Entries with chart source code

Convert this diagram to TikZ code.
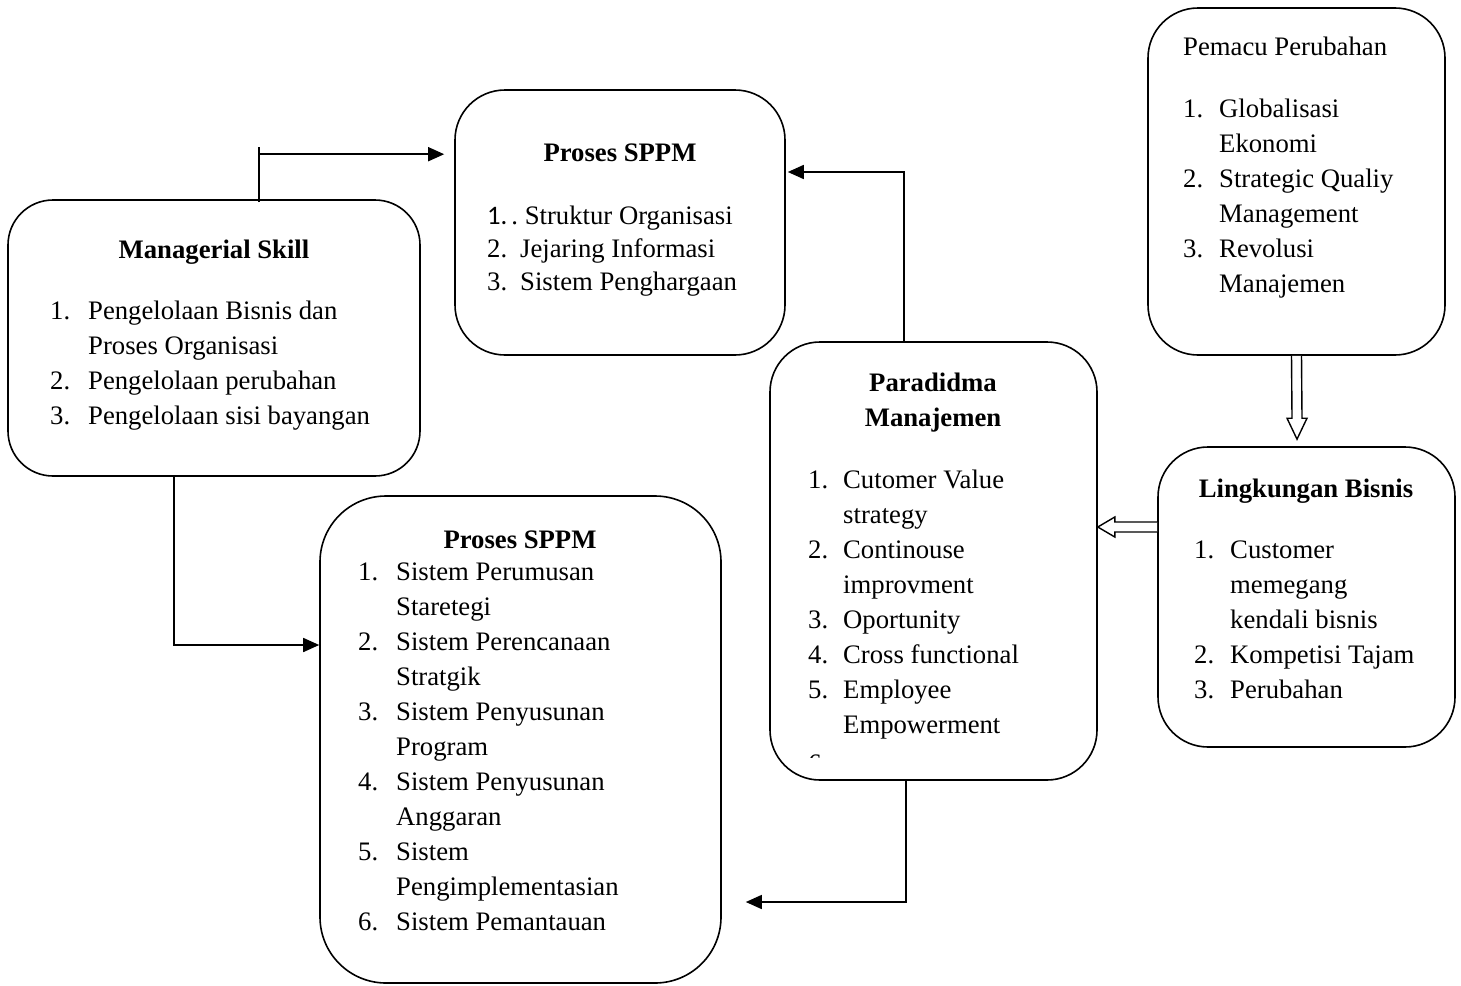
\documentclass[tikz,border=0pt]{standalone}
\usepackage{fontspec}
\setmainfont{Liberation Serif}
\newfontfamily\numfont{Carlito}
\usetikzlibrary{arrows.meta,calc}
\begin{document}
\begin{tikzpicture}[x=1pt,y=-1pt,
  box/.style={draw,line width=1.6pt,rounded corners=50pt,inner sep=0pt},
  arr/.style={line width=1.6pt,-{Triangle[length=16pt,width=14pt]}},
  plain/.style={line width=1.6pt},
  hollow/.style={line width=1.4pt,fill=white},
  body/.style={inner sep=0pt,anchor=base west,font=\fontsize{26.7}{35}\selectfont},
  title/.style={inner sep=0pt,anchor=base,font=\fontsize{26.7}{35}\selectfont\bfseries}]

% page
\fill[white] (0,0) rectangle (1461,985);
\useasboundingbox (0,0) rectangle (1461,985);

% boxes
\node[box,minimum width=297pt,minimum height=347pt] (pem) at (1296.5,181.5) {};
\node[box,minimum width=330pt,minimum height=265pt] (sppmA) at (620,222.5) {};
\node[box,rounded corners=45pt,minimum width=412pt,minimum height=276pt] (man) at (214,338) {};
\node[box,minimum width=327pt,minimum height=438pt] (para) at (933.5,561) {};
\node[box,minimum width=297pt,minimum height=300pt] (ling) at (1306.5,597) {};
\node[box,rounded corners=66pt,minimum width=401pt,minimum height=487pt] (sppmB) at (520.5,739.5) {};

% Pemacu Perubahan
\node[body] (pemT) at (1183,55) {Pemacu Perubahan};
\node[body] (pemL) at (1183,117) {\begin{tabular}[t]{@{}p{36pt}@{}l@{}}
1. & Globalisasi\\
   & Ekonomi\\
2. & Strategic Qualiy\\
   & Management\\
3. & Revolusi\\
   & Manajemen
\end{tabular}};

% Proses SPPM (upper)
\node[title] (sppmAT) at (620,161) {Proses SPPM};
\node[body,font=\fontsize{26.7}{33}\selectfont] (sppmAL) at (487,224) {\begin{tabular}[t]{@{}p{33pt}@{}l@{}}
\multicolumn{2}{@{}l@{}}{{\numfont 1.}\hspace{4pt}.\ Struktur Organisasi}\\
2. & Jejaring Informasi\\
3. & Sistem Penghargaan
\end{tabular}};

% Managerial Skill
\node[title] (manT) at (214,258) {Managerial Skill};
\node[body] (manL) at (50,319) {\begin{tabular}[t]{@{}p{38pt}@{}l@{}}
1. & Pengelolaan Bisnis dan\\
   & Proses Organisasi\\
2. & Pengelolaan perubahan\\
3. & Pengelolaan sisi bayangan
\end{tabular}};

% Paradidma Manajemen
\node[title] (paraT) at (933,391) {\begin{tabular}[t]{@{}c@{}}Paradidma\\Manajemen\end{tabular}};
\node[body] (paraL) at (808,488) {\begin{tabular}[t]{@{}p{35pt}@{}l@{}}
1. & Cutomer Value\\
   & strategy\\
2. & Continouse\\
   & improvment\\
3. & Oportunity\\
4. & Cross functional\\
5. & Employee\\
   & Empowerment
\end{tabular}};
% last item runs past the bottom of the text area
\begin{scope}
  \clip (800,745) rectangle (840,757.5);
  \node[body] (paraSix) at (808,772) {6.};
\end{scope}

% Lingkungan Bisnis
\node[title] (lingT) at (1306,497) {Lingkungan Bisnis};
\node[body] (lingL) at (1194,558) {\begin{tabular}[t]{@{}p{36pt}@{}l@{}}
1. & Customer\\
   & memegang\\
   & kendali bisnis\\
2. & Kompetisi Tajam\\
3. & Perubahan
\end{tabular}};

% Proses SPPM (lower)
\node[title] (sppmBT) at (520,548) {Proses SPPM};
\node[body] (sppmBL) at (358,580) {\begin{tabular}[t]{@{}p{38pt}@{}l@{}}
1. & Sistem Perumusan\\
   & Staretegi\\
2. & Sistem Perencanaan\\
   & Stratgik\\
3. & Sistem Penyusunan\\
   & Program\\
4. & Sistem Penyusunan\\
   & Anggaran\\
5. & Sistem\\
   & Pengimplementasian\\
6. & Sistem Pemantauan
\end{tabular}};

% connectors
\coordinate (mtop) at ($(man.north west)+(252,0)$);
\draw[plain] ($(mtop)+(0,3)$) -- ($(mtop)+(0,-52)$);
\draw[arr] ($(mtop)+(0,-45)$) -- ($(sppmA.west |- mtop)+(-10,-45)$);

\draw[arr] ($(para.north west)+(135,0)$) |- ($(sppmA.east)+(2,-50.5)$);
\draw[arr] ($(man.south west)+(167,0)$) |- ($(sppmB.west)+(0,-94.5)$);
\draw[arr] ($(para.south west)+(137,0)$) |- ($(sppmB.east)+(24,162.5)$);

% hollow arrows
\coordinate (dtip) at ($(ling.north)+(-9.5,-7)$);
\draw[hollow] ($(pem.south)+(-5,0)$) -- ($(dtip)+(-5,-21)$) -- ($(dtip)+(-10,-21)$)
  -- (dtip) -- ($(dtip)+(10,-21)$) -- ($(dtip)+(5,-21)$) -- ($(pem.south)+(5,0)$);

\coordinate (ltip) at ($(para.east)+(0,-34)$);
\draw[hollow] ($(ling.west)+(0,-75)$) -- ($(ltip)+(17,-5)$) -- ($(ltip)+(17,-10)$)
  -- (ltip) -- ($(ltip)+(17,10)$) -- ($(ltip)+(17,5)$) -- ($(ling.west)+(0,-65)$);

\end{tikzpicture}
\end{document}
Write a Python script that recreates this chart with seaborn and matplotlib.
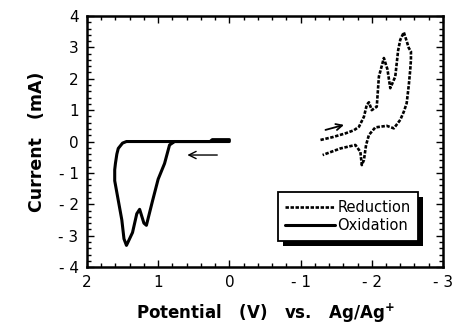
import matplotlib
matplotlib.use("Agg")
import matplotlib.pyplot as plt
import matplotlib.patches as mpatches
import seaborn as sns
import pandas as pd
from matplotlib.ticker import MultipleLocator, FuncFormatter

# ---- data ----
ox_x = [0.0, 0.24, 0.27, 0.77, 0.84, 0.91, 1.0, 1.08, 1.165, 1.2, 1.26, 1.3, 1.36, 1.445,
        1.48, 1.51, 1.55, 1.59, 1.61, 1.61, 1.6, 1.58, 1.56, 1.5, 1.445, 1.0, 0.5, 0.0]
ox_y = [0.06, 0.06, 0.0, 0.0, -0.11, -0.7, -1.2, -1.9, -2.67, -2.6, -2.16, -2.3, -2.9, -3.31,
        -3.1, -2.5, -2.0, -1.5, -1.25, -0.9, -0.7, -0.4, -0.22, -0.05, 0.0, 0.0, 0.0, 0.0]

red_x = [-1.28, -1.45, -1.63, -1.75, -1.82, -1.89, -1.93, -1.96, -2.0, -2.07, -2.10, -2.17,
         -2.22, -2.26, -2.33, -2.37, -2.40, -2.45, -2.49, -2.52, -2.55, -2.55, -2.54, -2.52,
         -2.49, -2.45, -2.40, -2.31, -2.21, -2.05, -1.96, -1.92, -1.89, -1.86, -1.84, -1.77,
         -1.56, -1.31]
red_y = [0.05, 0.14, 0.26, 0.36, 0.47, 0.79, 1.17, 1.25, 1.0, 1.11, 2.07, 2.66,
         2.3, 1.70, 2.07, 2.9, 3.24, 3.48, 3.2, 2.98, 2.87, 2.6, 2.28, 1.8,
         1.22, 0.95, 0.69, 0.42, 0.50, 0.45, 0.21, -0.11, -0.59, -0.75, -0.33, -0.11,
         -0.22, -0.43]

ox_arrow = [(0.17, -0.43), (0.59, -0.43)]     # (tail, head)
red_arrow = [(-1.35, 0.37), (-1.61, 0.53)]

x_ticks = [2, 1, 0, -1, -2, -3]
y_ticks = [-4, -3, -2, -1, 0, 1, 2, 3, 4]

# ---- style ----
sns.set_style("ticks")
plt.rcParams["font.family"] = ["DejaVu Sans"]
plt.rcParams["mathtext.fontset"] = "dejavusans"
plt.rcParams["text.color"] = "black"
plt.rcParams["axes.labelcolor"] = "black"

fig = plt.figure(figsize=(4.6, 3.33), dpi=100)
ax = fig.add_axes([0.189, 0.198, 0.774, 0.754])

df_red = pd.DataFrame({"x": red_x, "y": red_y})
df_ox = pd.DataFrame({"x": ox_x, "y": ox_y})

sns.lineplot(data=df_red, x="x", y="y", sort=False, estimator=None, ax=ax,
             color="black", lw=1.9, linestyle=(0, (1.3, 0.6)), label="Reduction")
sns.lineplot(data=df_ox, x="x", y="y", sort=False, estimator=None, ax=ax,
             color="black", lw=2.2, label="Oxidation")

ax.annotate("", xy=ox_arrow[1], xytext=ox_arrow[0],
            arrowprops=dict(arrowstyle="->", lw=1.0, color="black",
                            mutation_scale=13, shrinkA=0, shrinkB=0))
ax.annotate("", xy=red_arrow[1], xytext=red_arrow[0],
            arrowprops=dict(arrowstyle="->", lw=1.3, color="black",
                            mutation_scale=11, shrinkA=0, shrinkB=0))

ax.set_xlim(2, -3)
ax.set_ylim(-4, 4)
ax.set_xticks(x_ticks)
ax.set_yticks(y_ticks)
ax.xaxis.set_minor_locator(MultipleLocator(0.2))
ax.yaxis.set_minor_locator(MultipleLocator(0.2))

fmt = FuncFormatter(lambda v, p: f"- {abs(v):g}" if v < 0 else f"{v:g}")
ax.xaxis.set_major_formatter(fmt)
ax.yaxis.set_major_formatter(fmt)

ax.tick_params(which="both", direction="in", top=True, right=True,
               color="black", width=1.0, labelsize=11, labelcolor="black")
ax.tick_params(which="major", length=5, pad=6)
ax.tick_params(which="minor", length=3)
for s in ax.spines.values():
    s.set_linewidth(1.8)
    s.set_color("black")
    s.set_visible(True)

ax.set_xlabel(r"Potential   (V)   vs.   Ag/Ag$^{\mathbf{+}}$", fontsize=12,
              fontweight="bold", labelpad=8, color="black")
ax.set_ylabel("Current   (mA)", fontsize=12.5, fontweight="bold", labelpad=9,
              color="black")

leg = ax.legend(loc="lower right", bbox_to_anchor=(0.930, 0.105), fontsize=10.5,
                frameon=True, fancybox=False, edgecolor="black", shadow=False,
                handlelength=3.4, handletextpad=0.2, borderpad=0.5,
                labelspacing=0.25, borderaxespad=0)
leg.get_frame().set_linewidth(1.3)
leg.get_frame().set_alpha(1.0)
for t in leg.get_texts():
    t.set_color("black")

# solid black drop shadow behind the legend box
fig.canvas.draw()
bb = leg.get_window_extent()
shadow = mpatches.Rectangle((bb.x0 + 5, bb.y0 - 5), bb.width, bb.height,
                            transform=None, facecolor="black", edgecolor="none",
                            zorder=leg.get_zorder() - 0.1)
ax.add_artist(shadow)

fig.savefig("out.png", dpi=100)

STATED PROBLEM
Print everything from the line with "Write a Python" down to the line with "y_ticks = [-4, -3, -2, -1, 0, 1, 2, 3, 4]", both included, exactly as written and without the pictures.

WRITTEN ANSWER
Write a Python script that recreates this chart with seaborn and matplotlib.
import matplotlib
matplotlib.use("Agg")
import matplotlib.pyplot as plt
import matplotlib.patches as mpatches
import seaborn as sns
import pandas as pd
from matplotlib.ticker import MultipleLocator, FuncFormatter

# ---- data ----
ox_x = [0.0, 0.24, 0.27, 0.77, 0.84, 0.91, 1.0, 1.08, 1.165, 1.2, 1.26, 1.3, 1.36, 1.445,
        1.48, 1.51, 1.55, 1.59, 1.61, 1.61, 1.6, 1.58, 1.56, 1.5, 1.445, 1.0, 0.5, 0.0]
ox_y = [0.06, 0.06, 0.0, 0.0, -0.11, -0.7, -1.2, -1.9, -2.67, -2.6, -2.16, -2.3, -2.9, -3.31,
        -3.1, -2.5, -2.0, -1.5, -1.25, -0.9, -0.7, -0.4, -0.22, -0.05, 0.0, 0.0, 0.0, 0.0]

red_x = [-1.28, -1.45, -1.63, -1.75, -1.82, -1.89, -1.93, -1.96, -2.0, -2.07, -2.10, -2.17,
         -2.22, -2.26, -2.33, -2.37, -2.40, -2.45, -2.49, -2.52, -2.55, -2.55, -2.54, -2.52,
         -2.49, -2.45, -2.40, -2.31, -2.21, -2.05, -1.96, -1.92, -1.89, -1.86, -1.84, -1.77,
         -1.56, -1.31]
red_y = [0.05, 0.14, 0.26, 0.36, 0.47, 0.79, 1.17, 1.25, 1.0, 1.11, 2.07, 2.66,
         2.3, 1.70, 2.07, 2.9, 3.24, 3.48, 3.2, 2.98, 2.87, 2.6, 2.28, 1.8,
         1.22, 0.95, 0.69, 0.42, 0.50, 0.45, 0.21, -0.11, -0.59, -0.75, -0.33, -0.11,
         -0.22, -0.43]

ox_arrow = [(0.17, -0.43), (0.59, -0.43)]     # (tail, head)
red_arrow = [(-1.35, 0.37), (-1.61, 0.53)]

x_ticks = [2, 1, 0, -1, -2, -3]
y_ticks = [-4, -3, -2, -1, 0, 1, 2, 3, 4]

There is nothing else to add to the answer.